» GIVEN TASK:
Retype all of the listing exactly, passing over any picture you find.
++++ DATASET CONTENT
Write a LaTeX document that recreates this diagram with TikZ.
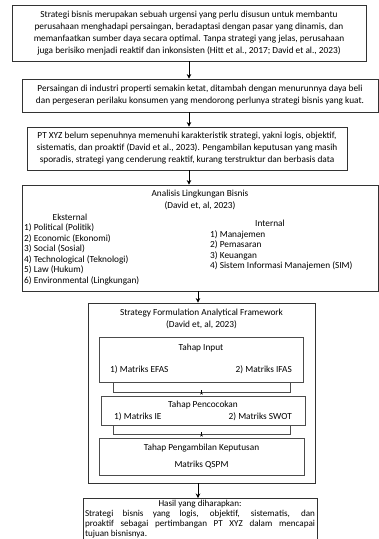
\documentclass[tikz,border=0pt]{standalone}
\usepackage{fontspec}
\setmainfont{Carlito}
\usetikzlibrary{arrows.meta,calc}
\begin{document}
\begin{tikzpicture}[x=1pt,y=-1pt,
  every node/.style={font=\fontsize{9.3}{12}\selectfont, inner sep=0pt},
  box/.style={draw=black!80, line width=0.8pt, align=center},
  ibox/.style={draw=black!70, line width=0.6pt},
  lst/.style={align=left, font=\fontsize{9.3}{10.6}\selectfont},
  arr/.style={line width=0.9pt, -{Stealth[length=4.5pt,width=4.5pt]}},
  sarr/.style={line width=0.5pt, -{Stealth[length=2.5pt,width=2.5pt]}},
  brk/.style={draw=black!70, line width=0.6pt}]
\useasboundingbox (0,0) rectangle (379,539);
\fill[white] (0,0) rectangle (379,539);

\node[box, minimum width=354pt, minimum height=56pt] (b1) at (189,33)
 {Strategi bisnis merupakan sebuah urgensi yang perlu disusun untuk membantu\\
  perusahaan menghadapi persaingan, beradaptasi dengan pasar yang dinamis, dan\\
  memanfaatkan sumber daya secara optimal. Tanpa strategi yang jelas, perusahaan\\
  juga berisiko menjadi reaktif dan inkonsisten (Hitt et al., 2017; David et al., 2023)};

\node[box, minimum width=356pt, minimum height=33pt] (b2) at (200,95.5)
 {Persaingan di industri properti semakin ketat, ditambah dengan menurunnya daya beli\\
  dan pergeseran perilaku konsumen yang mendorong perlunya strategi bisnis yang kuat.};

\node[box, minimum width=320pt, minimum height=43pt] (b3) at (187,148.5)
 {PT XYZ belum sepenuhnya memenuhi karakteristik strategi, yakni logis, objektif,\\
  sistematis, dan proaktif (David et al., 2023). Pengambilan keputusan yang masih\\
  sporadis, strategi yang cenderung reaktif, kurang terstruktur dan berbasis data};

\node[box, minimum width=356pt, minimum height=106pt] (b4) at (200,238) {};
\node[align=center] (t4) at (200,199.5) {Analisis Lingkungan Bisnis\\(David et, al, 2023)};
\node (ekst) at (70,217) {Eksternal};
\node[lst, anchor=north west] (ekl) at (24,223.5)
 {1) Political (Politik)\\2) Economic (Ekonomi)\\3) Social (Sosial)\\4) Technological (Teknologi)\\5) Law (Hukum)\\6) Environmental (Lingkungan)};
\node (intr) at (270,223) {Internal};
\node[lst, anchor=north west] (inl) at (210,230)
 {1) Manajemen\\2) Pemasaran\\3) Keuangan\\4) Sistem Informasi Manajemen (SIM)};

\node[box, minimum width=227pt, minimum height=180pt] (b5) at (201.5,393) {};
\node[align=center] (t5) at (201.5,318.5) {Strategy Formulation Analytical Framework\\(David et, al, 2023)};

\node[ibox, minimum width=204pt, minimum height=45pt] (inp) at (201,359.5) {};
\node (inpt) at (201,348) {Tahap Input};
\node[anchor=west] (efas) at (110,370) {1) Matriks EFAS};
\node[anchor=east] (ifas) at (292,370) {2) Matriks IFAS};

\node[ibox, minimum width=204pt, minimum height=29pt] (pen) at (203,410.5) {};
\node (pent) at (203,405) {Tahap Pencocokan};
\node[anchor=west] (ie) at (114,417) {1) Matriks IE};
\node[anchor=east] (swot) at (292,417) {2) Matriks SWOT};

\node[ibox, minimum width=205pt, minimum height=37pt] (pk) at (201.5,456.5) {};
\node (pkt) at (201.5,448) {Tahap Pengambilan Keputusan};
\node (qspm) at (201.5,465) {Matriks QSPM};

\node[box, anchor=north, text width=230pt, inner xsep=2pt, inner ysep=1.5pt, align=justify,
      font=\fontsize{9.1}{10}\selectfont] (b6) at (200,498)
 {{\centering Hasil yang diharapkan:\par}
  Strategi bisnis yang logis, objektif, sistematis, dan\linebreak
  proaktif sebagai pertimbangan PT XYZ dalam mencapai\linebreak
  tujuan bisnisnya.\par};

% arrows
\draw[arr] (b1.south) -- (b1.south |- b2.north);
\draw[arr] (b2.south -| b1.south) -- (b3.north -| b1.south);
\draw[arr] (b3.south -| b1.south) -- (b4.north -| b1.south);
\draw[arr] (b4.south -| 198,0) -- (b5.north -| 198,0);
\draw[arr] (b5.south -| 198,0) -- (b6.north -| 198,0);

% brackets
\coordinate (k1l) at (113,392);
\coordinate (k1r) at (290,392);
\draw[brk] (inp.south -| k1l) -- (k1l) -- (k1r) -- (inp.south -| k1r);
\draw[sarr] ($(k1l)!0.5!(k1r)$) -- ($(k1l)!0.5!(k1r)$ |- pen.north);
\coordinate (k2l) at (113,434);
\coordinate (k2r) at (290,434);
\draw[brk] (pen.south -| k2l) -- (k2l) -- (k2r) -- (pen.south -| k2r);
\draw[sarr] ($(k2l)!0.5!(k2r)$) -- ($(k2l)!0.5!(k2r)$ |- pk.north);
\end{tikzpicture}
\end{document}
++++++++
» OUTPUT FOR THIS EXERCISE:
Write a LaTeX document that recreates this diagram with TikZ.
\documentclass[tikz,border=0pt]{standalone}
\usepackage{fontspec}
\setmainfont{Carlito}
\usetikzlibrary{arrows.meta,calc}
\begin{document}
\begin{tikzpicture}[x=1pt,y=-1pt,
  every node/.style={font=\fontsize{9.3}{12}\selectfont, inner sep=0pt},
  box/.style={draw=black!80, line width=0.8pt, align=center},
  ibox/.style={draw=black!70, line width=0.6pt},
  lst/.style={align=left, font=\fontsize{9.3}{10.6}\selectfont},
  arr/.style={line width=0.9pt, -{Stealth[length=4.5pt,width=4.5pt]}},
  sarr/.style={line width=0.5pt, -{Stealth[length=2.5pt,width=2.5pt]}},
  brk/.style={draw=black!70, line width=0.6pt}]
\useasboundingbox (0,0) rectangle (379,539);
\fill[white] (0,0) rectangle (379,539);

\node[box, minimum width=354pt, minimum height=56pt] (b1) at (189,33)
 {Strategi bisnis merupakan sebuah urgensi yang perlu disusun untuk membantu\\
  perusahaan menghadapi persaingan, beradaptasi dengan pasar yang dinamis, dan\\
  memanfaatkan sumber daya secara optimal. Tanpa strategi yang jelas, perusahaan\\
  juga berisiko menjadi reaktif dan inkonsisten (Hitt et al., 2017; David et al., 2023)};

\node[box, minimum width=356pt, minimum height=33pt] (b2) at (200,95.5)
 {Persaingan di industri properti semakin ketat, ditambah dengan menurunnya daya beli\\
  dan pergeseran perilaku konsumen yang mendorong perlunya strategi bisnis yang kuat.};

\node[box, minimum width=320pt, minimum height=43pt] (b3) at (187,148.5)
 {PT XYZ belum sepenuhnya memenuhi karakteristik strategi, yakni logis, objektif,\\
  sistematis, dan proaktif (David et al., 2023). Pengambilan keputusan yang masih\\
  sporadis, strategi yang cenderung reaktif, kurang terstruktur dan berbasis data};

\node[box, minimum width=356pt, minimum height=106pt] (b4) at (200,238) {};
\node[align=center] (t4) at (200,199.5) {Analisis Lingkungan Bisnis\\(David et, al, 2023)};
\node (ekst) at (70,217) {Eksternal};
\node[lst, anchor=north west] (ekl) at (24,223.5)
 {1) Political (Politik)\\2) Economic (Ekonomi)\\3) Social (Sosial)\\4) Technological (Teknologi)\\5) Law (Hukum)\\6) Environmental (Lingkungan)};
\node (intr) at (270,223) {Internal};
\node[lst, anchor=north west] (inl) at (210,230)
 {1) Manajemen\\2) Pemasaran\\3) Keuangan\\4) Sistem Informasi Manajemen (SIM)};

\node[box, minimum width=227pt, minimum height=180pt] (b5) at (201.5,393) {};
\node[align=center] (t5) at (201.5,318.5) {Strategy Formulation Analytical Framework\\(David et, al, 2023)};

\node[ibox, minimum width=204pt, minimum height=45pt] (inp) at (201,359.5) {};
\node (inpt) at (201,348) {Tahap Input};
\node[anchor=west] (efas) at (110,370) {1) Matriks EFAS};
\node[anchor=east] (ifas) at (292,370) {2) Matriks IFAS};

\node[ibox, minimum width=204pt, minimum height=29pt] (pen) at (203,410.5) {};
\node (pent) at (203,405) {Tahap Pencocokan};
\node[anchor=west] (ie) at (114,417) {1) Matriks IE};
\node[anchor=east] (swot) at (292,417) {2) Matriks SWOT};

\node[ibox, minimum width=205pt, minimum height=37pt] (pk) at (201.5,456.5) {};
\node (pkt) at (201.5,448) {Tahap Pengambilan Keputusan};
\node (qspm) at (201.5,465) {Matriks QSPM};

\node[box, anchor=north, text width=230pt, inner xsep=2pt, inner ysep=1.5pt, align=justify,
      font=\fontsize{9.1}{10}\selectfont] (b6) at (200,498)
 {{\centering Hasil yang diharapkan:\par}
  Strategi bisnis yang logis, objektif, sistematis, dan\linebreak
  proaktif sebagai pertimbangan PT XYZ dalam mencapai\linebreak
  tujuan bisnisnya.\par};

% arrows
\draw[arr] (b1.south) -- (b1.south |- b2.north);
\draw[arr] (b2.south -| b1.south) -- (b3.north -| b1.south);
\draw[arr] (b3.south -| b1.south) -- (b4.north -| b1.south);
\draw[arr] (b4.south -| 198,0) -- (b5.north -| 198,0);
\draw[arr] (b5.south -| 198,0) -- (b6.north -| 198,0);

% brackets
\coordinate (k1l) at (113,392);
\coordinate (k1r) at (290,392);
\draw[brk] (inp.south -| k1l) -- (k1l) -- (k1r) -- (inp.south -| k1r);
\draw[sarr] ($(k1l)!0.5!(k1r)$) -- ($(k1l)!0.5!(k1r)$ |- pen.north);
\coordinate (k2l) at (113,434);
\coordinate (k2r) at (290,434);
\draw[brk] (pen.south -| k2l) -- (k2l) -- (k2r) -- (pen.south -| k2r);
\draw[sarr] ($(k2l)!0.5!(k2r)$) -- ($(k2l)!0.5!(k2r)$ |- pk.north);
\end{tikzpicture}
\end{document}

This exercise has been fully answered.